No livro "Zen e a arte da manutenção de motocicletas", o autor, Robert Pirsig, usa o termo “qualidade” para nomear a característica que torna algo bom. É algo intangível: impossível de definir, mas que a gente reconhece na hora.
Se as instituições responsáveis pela produção de conhecimento – não apenas consultorias, mas universidades, corporações, governos e plataformas de mídia – fossem movidas por um senso genuíno de qualidade, seria muito mais difícil a besteira se espalhar.

Instituições ensinam valores pelo que recompensam, e passamos décadas recompensando a produção de besteiras. Consultores apenas fazem, em escala máxima, o que todos fomos treinados a fazer em certa medida: produzir algo que pareça bom sem nos importar se realmente é bom.
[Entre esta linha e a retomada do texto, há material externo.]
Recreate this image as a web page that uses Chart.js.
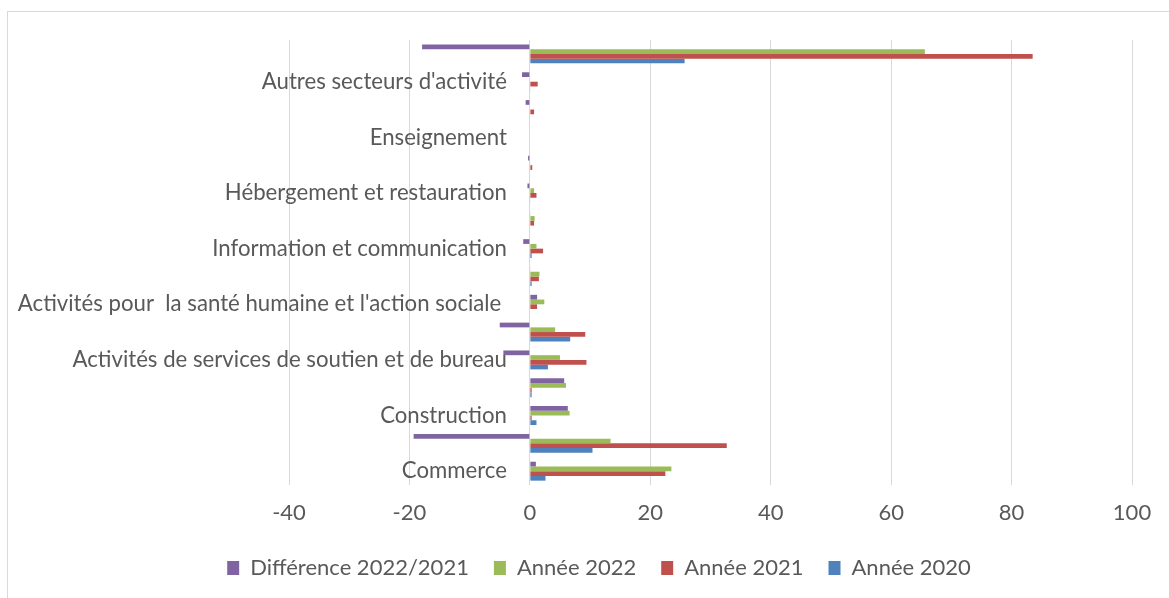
<!DOCTYPE html>
<html><head><meta charset="utf-8">
<script src="https://cdn.jsdelivr.net/npm/chart.js@4.4.1/dist/chart.umd.min.js"></script>
<style>
html,body{margin:0;padding:0;background:#fff;}
#wrap{position:relative;width:1169px;height:598px;overflow:hidden;}
#frame{position:absolute;left:7px;top:11px;width:1180px;height:600px;border:1px solid #d9d9d9;box-sizing:border-box;}
canvas{position:absolute;left:0;top:0;}
</style></head><body>
<div id="wrap"><div id="frame"></div><canvas id="c" width="1169" height="598"></canvas></div>
<script>
// Categories listed bottom-to-top (as in the original spreadsheet order)
const categories = ["Commerce", "Industrie", "Construction", "Transports et entreposage",
  "Activités de services de soutien et de bureau", "Activités spécialisées, scientifiques et techniques",
  "Activités pour  la santé humaine et l'action sociale ", "Activités financières et d'assurance",
  "Information et communication", "Activités immobilières", "Hébergement et restauration",
  "Arts, spectacles et activités récréatives", "Enseignement", "Administration publique",
  "Autres secteurs d'activité", "Total"];
const difference = [1.0, -19.3, 6.3, 5.7, -4.4, -5.0, 1.2, 0.1, -1.1, 0.1, -0.4, -0.3, 0, -0.7, -1.3, -17.9];
const annee2022  = [23.5, 13.4, 6.6, 6.0, 5.0, 4.2, 2.4, 1.6, 1.1, 0.8, 0.7, 0.1, 0, 0, 0, 65.6];
const annee2021  = [22.5, 32.7, 0.3, 0.3, 9.4, 9.2, 1.2, 1.5, 2.2, 0.7, 1.1, 0.4, 0, 0.7, 1.3, 83.5];
const annee2020  = [2.6, 10.4, 1.1, 0.3, 3.0, 6.7, 0, 0.3, 0.3, 0, 0.1, 0, 0, 0, 0.1, 25.7];
const seriesNames = ["Différence 2022/2021", "Année 2022", "Année 2021", "Année 2020"];
const xMin = -40, xMax = 100, xStep = 20;

const FONT = "Lato";
const TXT = "#595959";

new Chart(document.getElementById('c'), {
  type: 'bar',
  data: {
    labels: categories,
    datasets: [
      { label: seriesNames[0], data: difference, backgroundColor: '#8064A2' },
      { label: seriesNames[1], data: annee2022, backgroundColor: '#9BBB59' },
      { label: seriesNames[2], data: annee2021, backgroundColor: '#C0504D' },
      { label: seriesNames[3], data: annee2020, backgroundColor: '#4F81BD' }
    ]
  },
  options: {
    indexAxis: 'y',
    responsive: false,
    animation: false,
    datasets: { bar: { categoryPercentage: 0.68, barPercentage: 1.0, xAxisID: 'x', yAxisID: 'y' } },
    layout: { padding: { left: 66, right: 37, top: 40, bottom: 9 } },
    scales: {
      x: {
        min: xMin, max: xMax,
        ticks: { stepSize: xStep, color: TXT, padding: 15, font: { family: FONT, size: 22 } },
        grid: { color: '#d9d9d9', drawTicks: false },
        border: { display: false },
        afterFit: function (s) { s.height -= 9.5; }
      },
      y: {
        reverse: true,
        position: { x: -3.8 },
        grid: { display: false, drawTicks: false },
        border: { display: false },
        ticks: {
          autoSkip: false, padding: 0, color: TXT, font: { family: FONT, size: 22.2 },
          callback: function (v) { return v % 2 === 0 ? categories[v] : ''; }
        }
      },
      pad: {
        type: 'linear', axis: 'y', position: 'left',
        grid: { display: false, drawTicks: false }, border: { display: false },
        ticks: { display: false },
        afterFit: function (s) { s.width = 223; }
      }
    },
    plugins: {
      legend: {
        position: 'bottom',
        labels: { boxWidth: 12, boxHeight: 14, padding: 25, color: TXT, font: { family: FONT, size: 22 } }
      },
      tooltip: { enabled: false }
    }
  }
});
</script>
</body></html>
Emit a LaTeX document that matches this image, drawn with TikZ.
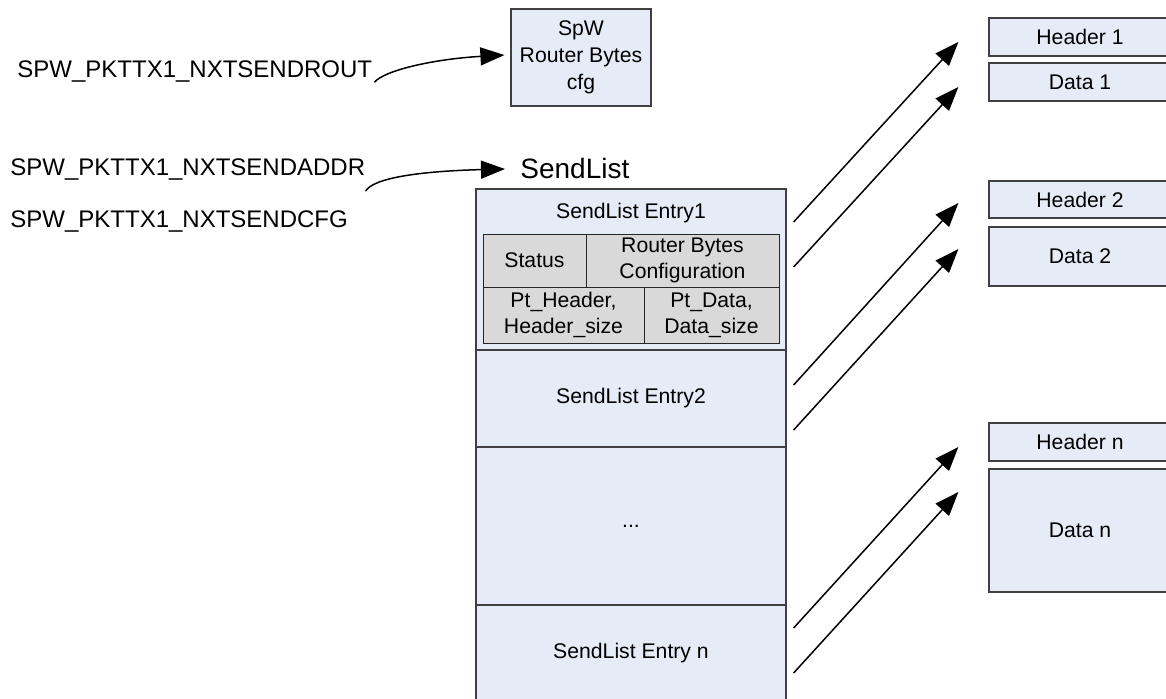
\documentclass[tikz,border=0pt]{standalone}
\usepackage{fontspec}
\setmainfont{Liberation Sans}
\usetikzlibrary{arrows.meta}
\definecolor{boxfill}{RGB}{230,236,247}
\definecolor{cellfill}{RGB}{217,217,217}
\definecolor{edgegray}{RGB}{64,64,64}

\begin{document}
\begin{tikzpicture}[x=0.5pt,y=-0.5pt,
  block/.style={draw=edgegray,fill=boxfill,line width=0.6pt,inner sep=0pt,
    align=center,font=\fontsize{10.6}{13}\selectfont},
  cell/.style={draw=black!85,fill=cellfill,line width=0.5pt,inner sep=0pt,
    align=center,font=\fontsize{10.6}{13}\selectfont},
  reg/.style={anchor=west,inner sep=0pt,font=\fontsize{12}{14}\selectfont},
  ptr/.style={-{Triangle[length=12pt,width=9pt]},line width=0.75pt}]
\useasboundingbox (0,0) rectangle (1166,698);
% registers
\node[reg] (rout) at (17,71) {SPW\_PKTTX1\_NXTSENDROUT};
\node[reg] (addr) at (10,169) {SPW\_PKTTX1\_NXTSENDADDR};
\node[reg] (cfg) at (10,221) {SPW\_PKTTX1\_NXTSENDCFG};
% router bytes
\node[block,minimum width=70pt,minimum height=48.5pt,
  font=\fontsize{10.6}{13.5}\selectfont] (spw) at (581,57.5)
  {SpW\\Router Bytes\\cfg};
% send list
\node[anchor=west,inner sep=0pt,font=\fontsize{14}{16}\selectfont]
  (head) at (520,168) {SendList};
\node[block,minimum width=155pt,minimum height=80.5pt] (entry1) at (631,269.5) {};
\node[block,minimum width=155pt,minimum height=48.5pt] (entry2) at (631,398.5)
  {SendList Entry2};
\node[block,minimum width=155pt,minimum height=79pt] (dots) at (631,526) {...};
\node[block,minimum width=155pt,minimum height=48pt] (entryn) at (631,653)
  {SendList Entry n};
\node[font=\fontsize{10.6}{13}\selectfont,inner sep=0pt] (title1) at (631,213)
  {SendList Entry1};
\node[cell,minimum width=51.5pt,minimum height=26.5pt] (status) at (534.5,260.5)
  {Status};
\node[cell,minimum width=96.5pt,minimum height=26.5pt] (rbcfg) at (682.5,260.5)
  {Router Bytes\\Configuration};
\node[cell,minimum width=80.5pt,minimum height=28pt] (pthdr) at (563.5,315)
  {Pt\_Header,\\Header\_size};
\node[cell,minimum width=67.5pt,minimum height=28pt] (ptdat) at (711.5,315)
  {Pt\_Data,\\Data\_size};
% buffers
\node[block,minimum width=91pt,minimum height=19pt] (hdr1) at (1080,37) {Header 1};
\node[block,minimum width=91pt,minimum height=19pt] (dat1) at (1080,82) {Data 1};
\node[block,minimum width=91pt,minimum height=18.5pt] (hdr2) at (1080,199.5) {Header 2};
\node[block,minimum width=91pt,minimum height=29.5pt] (dat2) at (1080,256.5) {Data 2};
\node[block,minimum width=91pt,minimum height=19pt] (hdrn) at (1080,442) {Header n};
\node[block,minimum width=91pt,minimum height=61.5pt] (datn) at (1080,530.5) {Data n};
% pointers
\draw[ptr] ([shift={(2,0)}]rout.south east) .. controls +(10,-12) and +(-70,4)
  .. ([shift={(-6,-2.5)}]spw.west);
\draw[ptr] ([shift={(0,11)}]addr.south east) .. controls +(8,-14) and +(-80,2)
  .. ([shift={(-15,1)}]head.west);
\draw[ptr] ([shift={(7,-47.5)}]entry1.east) -- ([shift={(-30,5)}]hdr1.west);
\draw[ptr] ([shift={(7,-2.5)}]entry1.east) -- ([shift={(-30,5)}]dat1.west);
\draw[ptr] ([shift={(7,-13.5)}]entry2.east) -- ([shift={(-30,3.5)}]hdr2.west);
\draw[ptr] ([shift={(7,31.5)}]entry2.east) -- ([shift={(-30,-7.5)}]dat2.west);
\draw[ptr] ([shift={(7,-25)}]entryn.east) -- ([shift={(-30,5)}]hdrn.west);
\draw[ptr] ([shift={(7,20)}]entryn.east) -- ([shift={(-30,-38.5)}]datn.west);
\end{tikzpicture}
\end{document}
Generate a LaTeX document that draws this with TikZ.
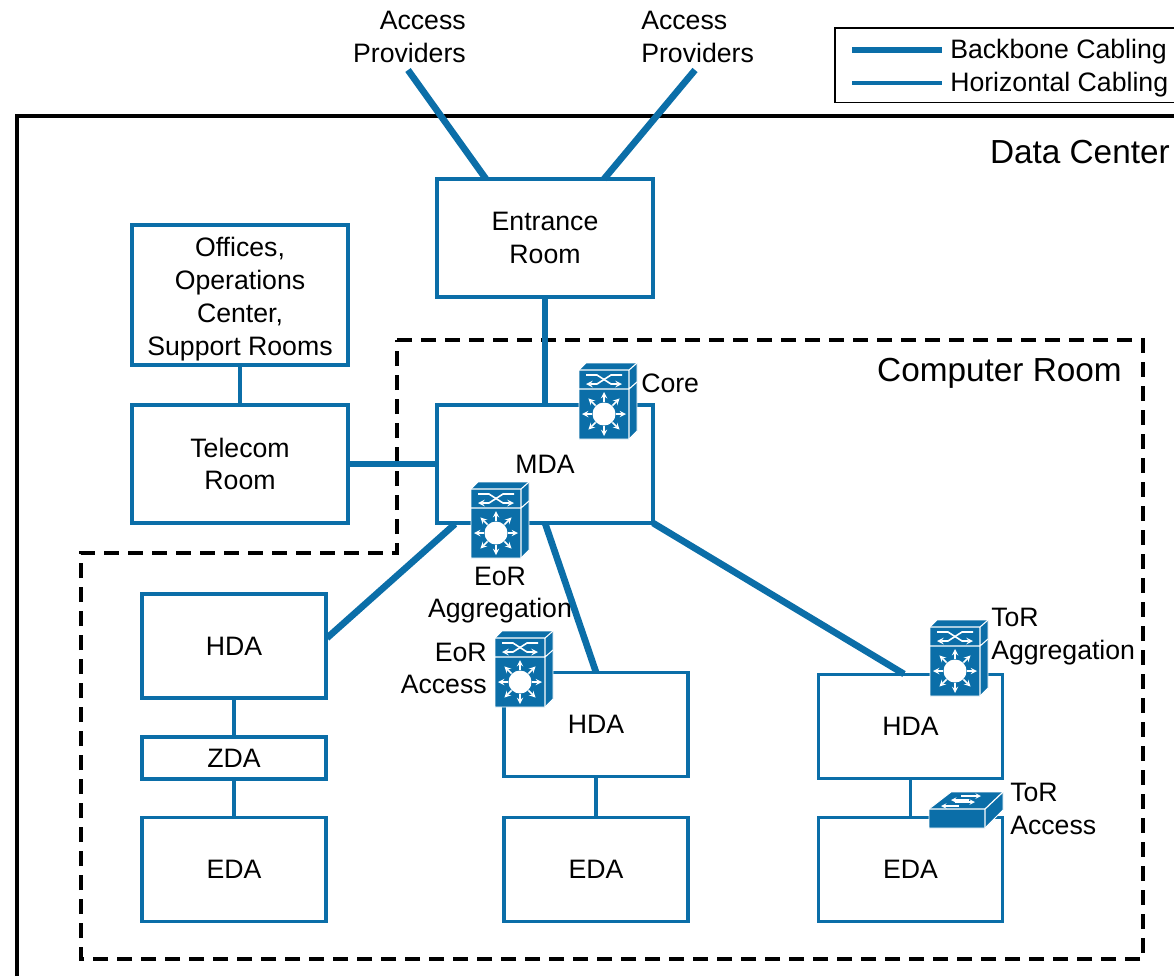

Primeiro você veste a máscara, dizem, e depois a máscara veste você. No começo, talvez a gente ainda consiga produzir besteiras e reconhecê-las como o que realmente são. Mas, com o tempo, quanto mais nos aprofundamos no "complexo industrial da besteira", mais besteiras produzimos.
A IA pode oferecer dezenas de formas de esconder a verdade ou fazer com que “fatos alternativos” soem convincentes.
Quanto mais besteiras produzimos, mais perdemos a capacidade de perceber para onde estamos indo. Começamos a confundir besteira com qualidade. Não é a inteligência artificial que causa esse tipo de cegueira. A tecnologia apenas a escancara.
O caminho não é resistir à IA nem idealizar lentidão e ineficiência. É ser brutalmente honesto sobre o que estamos produzindo e por quê.
Sempre que alguém ficar tentado a deixar passar material gerado por IA porque “está bom o suficiente”, deveria se questionar: "estou criando algo de qualidade ou apenas adicionando ao monte de besteiras?".
Essa pergunta, e a disposição de respondê-la com sinceridade, vai determinar se a IA se tornará uma ferramenta de excelência ou apenas mais uma máquina que troca profundidade por aparência.